__Recorded data__:

━━━━━━━━━━━━━━━━━━━━

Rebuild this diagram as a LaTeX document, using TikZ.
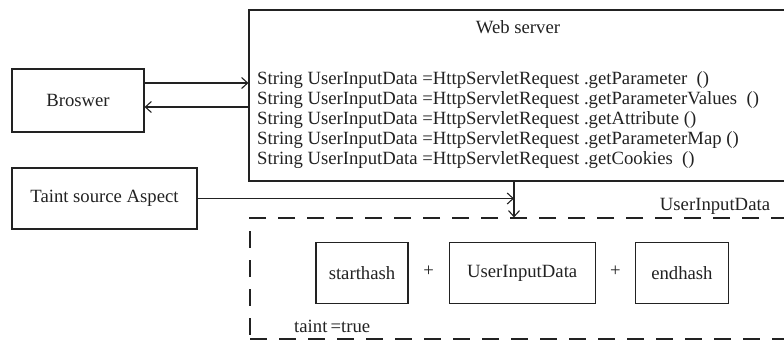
\documentclass[tikz,border=0pt]{standalone}
\usepackage{fontspec}
\setmainfont{Liberation Serif}
\usetikzlibrary{arrows.meta,calc,positioning}
\definecolor{Ink}{HTML}{222222}
\tikzset{box/.style={draw=Ink,line width=1.2pt,minimum height=61pt,inner sep=0pt,text=Ink,align=center},frame/.style={draw=Ink,line width=1.2pt,dash pattern=on 17pt off 12pt,inner sep=0pt},flow/.style={-{Straight Barb[length=6pt,width=11pt]},line width=1.1pt,draw=Ink},txt/.style={text=Ink,inner sep=0pt}}

\begin{document}
\begin{tikzpicture}[x=1pt,y=-1pt,node distance=40pt,every node/.style={font=\fontsize{18.7}{20}\selectfont}]
      \useasboundingbox (0,0) rectangle (784,341);
      \clip (0,0) rectangle (784,341);
      \node[box,minimum width=538pt,minimum height=171pt](web) at (518,95.5){};
      \node[txt](title) at (518,27){Web server};
      \node[txt,anchor=west,align=left](calls) at (257,120){String UserInputData =HttpServletRequest .getParameter\ \ ()\\String UserInputData =HttpServletRequest .getParameterValues\ \ ()\\String UserInputData =HttpServletRequest .getAttribute ()\\String UserInputData =HttpServletRequest .getParameterMap ()\\String UserInputData =HttpServletRequest .getCookies\ \ ()};
      \node[box,minimum width=132pt,minimum height=63pt](browser) at (78,100.5){Broswer};
      \node[box,minimum width=185pt](source) at (104.5,198.5){Taint source Aspect};
      \node[frame,minimum width=542pt,minimum height=121pt](wrap) at (521,278.5){};
      \node[txt](tag) at (715,206){UserInputData};
      \node[box,minimum width=92pt](start) at (362,273){starthash};
      \node[box,minimum width=146pt,right=of start](input){UserInputData};
      \node[box,minimum width=93pt,right=39pt of input](end){endhash};
      \node[txt,text=Ink] at ($(start.east)!.5!(input.west)+(0,-2)$){+};
      \node[txt,text=Ink] at ($(input.east)!.5!(end.west)+(0,-2)$){+};
      \node[txt,anchor=west](flag) at (294,326){taint\,=true};
      \coordinate (join) at (514,198.5);
      \draw[flow]([yshift=17.5pt]browser.east)--([yshift=17.5pt]browser.east -| web.west);\draw[flow]([yshift=-6.5pt]browser.east -| web.west)--([yshift=-6.5pt]browser.east);
      \draw[flow](source)--(join);\draw[flow](join |- web.south)--(join |- wrap.north);
    \end{tikzpicture}
\end{document}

━━━━━━━━━━━━━━━━━━━━

__Goal__: Retype the data above exactly; pictures are not part of the copy.

__Written answer__:
Rebuild this diagram as a LaTeX document, using TikZ.
\documentclass[tikz,border=0pt]{standalone}
\usepackage{fontspec}
\setmainfont{Liberation Serif}
\usetikzlibrary{arrows.meta,calc,positioning}
\definecolor{Ink}{HTML}{222222}
\tikzset{box/.style={draw=Ink,line width=1.2pt,minimum height=61pt,inner sep=0pt,text=Ink,align=center},frame/.style={draw=Ink,line width=1.2pt,dash pattern=on 17pt off 12pt,inner sep=0pt},flow/.style={-{Straight Barb[length=6pt,width=11pt]},line width=1.1pt,draw=Ink},txt/.style={text=Ink,inner sep=0pt}}

\begin{document}
\begin{tikzpicture}[x=1pt,y=-1pt,node distance=40pt,every node/.style={font=\fontsize{18.7}{20}\selectfont}]
      \useasboundingbox (0,0) rectangle (784,341);
      \clip (0,0) rectangle (784,341);
      \node[box,minimum width=538pt,minimum height=171pt](web) at (518,95.5){};
      \node[txt](title) at (518,27){Web server};
      \node[txt,anchor=west,align=left](calls) at (257,120){String UserInputData =HttpServletRequest .getParameter\ \ ()\\String UserInputData =HttpServletRequest .getParameterValues\ \ ()\\String UserInputData =HttpServletRequest .getAttribute ()\\String UserInputData =HttpServletRequest .getParameterMap ()\\String UserInputData =HttpServletRequest .getCookies\ \ ()};
      \node[box,minimum width=132pt,minimum height=63pt](browser) at (78,100.5){Broswer};
      \node[box,minimum width=185pt](source) at (104.5,198.5){Taint source Aspect};
      \node[frame,minimum width=542pt,minimum height=121pt](wrap) at (521,278.5){};
      \node[txt](tag) at (715,206){UserInputData};
      \node[box,minimum width=92pt](start) at (362,273){starthash};
      \node[box,minimum width=146pt,right=of start](input){UserInputData};
      \node[box,minimum width=93pt,right=39pt of input](end){endhash};
      \node[txt,text=Ink] at ($(start.east)!.5!(input.west)+(0,-2)$){+};
      \node[txt,text=Ink] at ($(input.east)!.5!(end.west)+(0,-2)$){+};
      \node[txt,anchor=west](flag) at (294,326){taint\,=true};
      \coordinate (join) at (514,198.5);
      \draw[flow]([yshift=17.5pt]browser.east)--([yshift=17.5pt]browser.east -| web.west);\draw[flow]([yshift=-6.5pt]browser.east -| web.west)--([yshift=-6.5pt]browser.east);
      \draw[flow](source)--(join);\draw[flow](join |- web.south)--(join |- wrap.north);
    \end{tikzpicture}
\end{document}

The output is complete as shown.